**WHAT YOU SHOULD DO:**
Retype the opening lines of the listing below, ending with the line that contains "const colorFor = (cat)", and leave out any pictures.

** start of DATA SECTION **

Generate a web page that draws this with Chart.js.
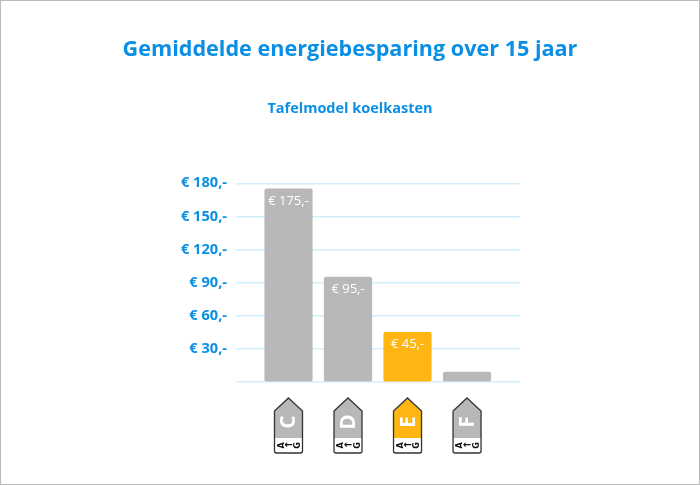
<!DOCTYPE html>
<html>
<head>
<meta charset="utf-8">
<title>Gemiddelde energiebesparing</title>
<script src="https://cdn.jsdelivr.net/npm/chart.js@4/dist/chart.umd.min.js"></script>
<style>
  html, body { margin: 0; padding: 0; background: #fff; overflow: hidden; }
  #wrap { position: relative; width: 700px; height: 485px; box-sizing: border-box; border: 1px solid #bbb; }
  #wrap canvas { position: absolute; left: -1px; top: -1px; }
</style>
</head>
<body>
<div id="wrap"><canvas id="savingsChart" width="700" height="485"></canvas></div>
<script>
const title = "Gemiddelde energiebesparing over 15 jaar"
const subtitle = "Tafelmodel koelkasten"
const categories = ["C", "D", "E", "F"]
const savings = [175, 95, 45, 9]
const barLabels = ["€ 175,-", "€ 95,-", "€ 45,-", ""]
const yTicks = [0, 30, 60, 90, 120, 150, 180]
const highlighted = "E"

const BLUE = "#0a8fe6"
const GREY = "#b8b8b8"
const ORANGE = "#ffb612"
const FONT = '"Open Sans", sans-serif'
const TAG_FONT = '"DejaVu Sans", sans-serif'

const colorFor = (cat) => (cat === highlighted ? ORANGE : GREY)

// value labels inside the bars
const barLabelPlugin = {
  id: "barLabels",
  afterDatasetsDraw(chart) {
    const { ctx } = chart
    ctx.save()
    ctx.fillStyle = "#fff"
    ctx.font = `13px ${FONT}`
    ctx.textAlign = "center"
    ctx.textBaseline = "middle"
    chart.getDatasetMeta(0).data.forEach((bar, i) => {
      ctx.fillText(barLabels[i], bar.x, bar.y + 12)
    })
    ctx.restore()
  },
}

// energy label tags under the axis
const energyTagPlugin = {
  id: "energyTags",
  afterDraw(chart) {
    const { ctx } = chart
    const xScale = chart.scales.x
    const top = 398, shoulder = 411, split = 438, bottom = 453, half = 14
    categories.forEach((cat, i) => {
      const cx = xScale.getPixelForValue(i + 1)
      const path = () => {
        ctx.beginPath()
        ctx.moveTo(cx, top)
        ctx.lineTo(cx + half, shoulder)
        ctx.lineTo(cx + half, bottom - 2)
        ctx.quadraticCurveTo(cx + half, bottom, cx + half - 2, bottom)
        ctx.lineTo(cx - half + 2, bottom)
        ctx.quadraticCurveTo(cx - half, bottom, cx - half, bottom - 2)
        ctx.lineTo(cx - half, shoulder)
        ctx.closePath()
      }
      ctx.save()
      path()
      ctx.fillStyle = "#fff"
      ctx.fill()
      ctx.save()
      ctx.clip()
      ctx.fillStyle = colorFor(cat)
      ctx.fillRect(cx - half, top, half * 2, split - top)
      ctx.restore()
      path()
      ctx.strokeStyle = "#333"
      ctx.lineWidth = 1.3
      ctx.stroke()

      ctx.textAlign = "center"
      ctx.textBaseline = "middle"
      const turned = (text, x, y, font, color) => {
        ctx.save()
        ctx.translate(x, y)
        ctx.rotate(-Math.PI / 2)
        ctx.font = font
        ctx.fillStyle = color
        ctx.fillText(text, 0, 0)
        ctx.restore()
      }
      turned(cat, cx + 1, 422, `bold 21px ${FONT}`, "#fff")
      turned("A", cx - 7, 445.5, `bold 8px ${TAG_FONT}`, "#111")
      turned("G", cx + 9.5, 445.5, `bold 8px ${TAG_FONT}`, "#111")
      ctx.font = `bold 10px ${TAG_FONT}`
      ctx.fillStyle = "#111"
      ctx.fillText("←", cx, 445)
      ctx.restore()
    })
  },
}

new Chart(document.getElementById("savingsChart"), {
  type: "bar",
  data: {
    datasets: [
      {
        data: savings.map((v, i) => ({ x: i + 1, y: v })),
        backgroundColor: categories.map(colorFor),
        borderRadius: 2,
        borderSkipped: false,
        barThickness: 47.5,
      },
    ],
  },
  options: {
    responsive: false,
    animation: false,
    plugins: {
      legend: { display: false },
      tooltip: { enabled: false },
      title: {
        display: true,
        text: title,
        color: BLUE,
        font: { family: FONT, size: 21.6, weight: "bold" },
        padding: { top: 37, bottom: 0 },
      },
      subtitle: {
        display: true,
        text: subtitle,
        color: BLUE,
        font: { family: FONT, size: 14.5, weight: "bold" },
        padding: { top: 37, bottom: 66 },
      },
    },
    scales: {
      x: {
        type: "linear",
        offset: false,
        min: 0.118,
        max: 4.89,
        afterFit(scale) {
          scale.height = 103
        },
        grid: { display: false },
        border: { display: false },
        ticks: { display: false },
      },
      y: {
        min: 0,
        max: 180,
        afterFit(scale) {
          scale.width = 236
        },
        afterBuildTicks(scale) {
          scale.ticks = yTicks.map((value) => ({ value }))
        },
        grid: { color: "#d3eefc", lineWidth: 1.5, drawTicks: false },
        border: { display: false },
        ticks: {
          color: BLUE,
          padding: 9,
          font: { family: FONT, size: 14.6, weight: "bold" },
          callback: (v) => (v === 0 ? "" : `€ ${v},-`),
        },
      },
      // empty axis, only keeps the right margin free
      rightMargin: {
        position: "right",
        afterFit(scale) {
          scale.width = 180
        },
        grid: { display: false },
        border: { display: false },
        ticks: { display: false },
      },
    },
  },
  plugins: [barLabelPlugin, energyTagPlugin],
})
</script>
</body>
</html>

** end of DATA SECTION **

**EXERCISE ANSWER:**
Generate a web page that draws this with Chart.js.
<!DOCTYPE html>
<html>
<head>
<meta charset="utf-8">
<title>Gemiddelde energiebesparing</title>
<script src="https://cdn.jsdelivr.net/npm/chart.js@4/dist/chart.umd.min.js"></script>
<style>
  html, body { margin: 0; padding: 0; background: #fff; overflow: hidden; }
  #wrap { position: relative; width: 700px; height: 485px; box-sizing: border-box; border: 1px solid #bbb; }
  #wrap canvas { position: absolute; left: -1px; top: -1px; }
</style>
</head>
<body>
<div id="wrap"><canvas id="savingsChart" width="700" height="485"></canvas></div>
<script>
const title = "Gemiddelde energiebesparing over 15 jaar"
const subtitle = "Tafelmodel koelkasten"
const categories = ["C", "D", "E", "F"]
const savings = [175, 95, 45, 9]
const barLabels = ["€ 175,-", "€ 95,-", "€ 45,-", ""]
const yTicks = [0, 30, 60, 90, 120, 150, 180]
const highlighted = "E"

const BLUE = "#0a8fe6"
const GREY = "#b8b8b8"
const ORANGE = "#ffb612"
const FONT = '"Open Sans", sans-serif'
const TAG_FONT = '"DejaVu Sans", sans-serif'

const colorFor = (cat) => (cat === highlighted ? ORANGE : GREY)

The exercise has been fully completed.